Serving ideas to wow your guests
I love serving creamy chicken Florentine over a bed of al dente fettuccine or alongside fluffy mashed potatoes. For a lighter option, go with steamed rice or zucchini noodles. Garnish with a sprinkle of fresh parsley and an extra pinch of parmesan. Pair it with crusty bread to soak up every drop of that luscious sauce!
The perfect drink pairings
A dry white wine like Sauvignon Blanc or Chardonnay complements the creaminess beautifully. Not a wine drinker? A crisp sparkling water with a squeeze of lemon works wonders too. For beer lovers, a light lager or wheat beer is a refreshing contrast to the richness.
Storage and reheating tips
Store leftovers in an airtight container in the fridge for up to 3 days. Reheat gently on the stovetop or in the microwave, adding a splash of broth or cream to loosen the sauce. If freezing, skip the spinach during cooking and add it fresh when reheating—it retains its texture better this way.
Scaling the recipe for any crowd
This recipe easily doubles or even triples! Just use a larger skillet or cook the chicken in batches to avoid overcrowding. When scaling up, keep an eye on the sauce—it might take slightly longer to reduce.
Troubleshooting common issues
- Sauce too thin? Let it simmer longer or stir in a cornstarch slurry.
- Chicken overcooked? Lower the heat next time—medium works best for finishing the dish.
- Too salty? Add a splash of cream or broth to balance it out.
Give this recipe a try tonight!
Creamy chicken Florentine is a recipe that feels indulgent but is surprisingly easy to make. I promise your kitchen will smell divine, and your family will be asking for seconds. Tweak it to your tastes, experiment with the variations, and most importantly—enjoy every bite. Let me know how it turns out for you!

FAQ
1. Can I use milk instead of cream?
Yes, but the sauce will be thinner. Use whole milk and a little cornstarch for better consistency.
2. What can I use instead of wine?
Chicken broth with a splash of lemon juice is a great substitute.
3. Can I make this ahead?
Yes, but it’s best fresh. If making ahead, keep the chicken and sauce separate and combine when reheating.
4. What pasta pairs well with this?
Fettuccine, linguine, or penne are all excellent choices.
5. Is this dish spicy?
Not at all, but you can add red pepper flakes for a little heat if desired.

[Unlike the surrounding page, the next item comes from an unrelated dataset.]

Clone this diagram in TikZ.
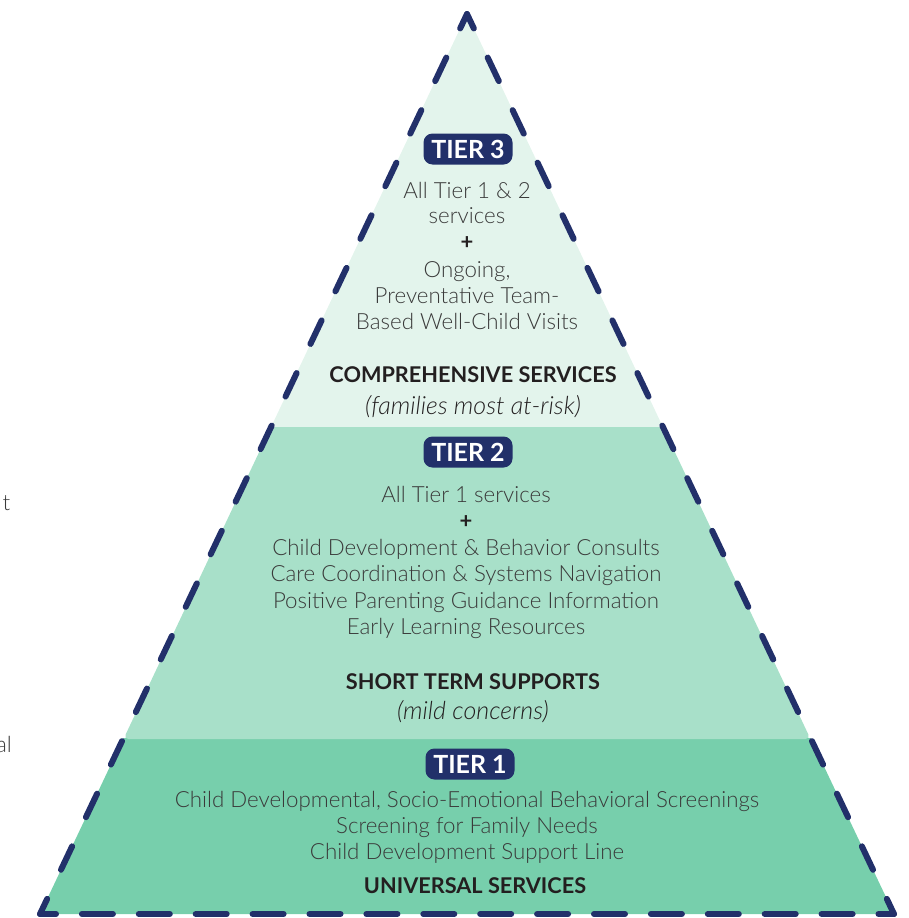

Creamy Chicken Florentine Recipe
Indulge in this creamy chicken Florentine recipe with tender chicken, garlic, spinach, and a velvety parmesan sauce!
- Total Time: 30 minutes
- Yield: 4 1x
Ingredients
- 2 large chicken breasts cut in half lengthwise
- 1/2 teaspoon garlic powder
- Salt & pepper to taste
- Flour for dredging
- 1 tablespoon olive oil
- 2 tablespoons butter divided
- 3 cloves garlic minced
- 1/2 cup dry white wine
- 1/4 cup chicken broth
- 1/4 teaspoon Italian seasoning
- 1 cup heavy/whipping cream
- 2 cups (loosely packed) fresh baby spinach
- 1/2 cup freshly grated parmesan cheese
Instructions
- Prep the chicken
Start by slicing the chicken breasts in half lengthwise. You’ll end up with four thinner pieces, which cook faster and more evenly. Season both sides generously with garlic powder, salt, and pepper, then dredge them lightly in flour. This step is key for that golden, slightly crispy exterior. - Sear the chicken
Heat olive oil and one tablespoon of butter in a large skillet over medium-high heat. Once hot, add the chicken and cook for 4-5 minutes per side until golden brown. Don’t worry if the center isn’t fully cooked—it’ll finish later. Remove the chicken and set it aside. - Make the garlic base
In the same skillet (don’t clean it—those brown bits are flavor gold), add the remaining butter and minced garlic. Let it cook for about 30 seconds until fragrant, but be careful not to burn it. Your kitchen will already smell incredible at this point. - Deglaze with wine and broth
Pour in the wine and chicken broth, scraping the bottom of the skillet to release all that goodness. Stir in the Italian seasoning and let the mixture simmer for 3-5 minutes, reducing slightly. - Create the creamy sauce
Reduce the heat and stir in the heavy cream. Let it bubble gently for 2 minutes before adding the spinach. Stir until the spinach wilts—it’ll only take a minute or two. - Finish with chicken and parmesan
Nestle the chicken back into the sauce, spooning it over the top. Cook for another 4-5 minutes until the chicken is fully cooked and the sauce thickens slightly. Sprinkle with freshly grated parmesan before serving.
Notes
Serving ideas to wow your guests
I love serving creamy chicken Florentine over a bed of al dente fettuccine or alongside fluffy mashed potatoes. For a lighter option, go with steamed rice or zucchini noodles. Garnish with a sprinkle of fresh parsley and an extra pinch of parmesan. Pair it with crusty bread to soak up every drop of that luscious sauce!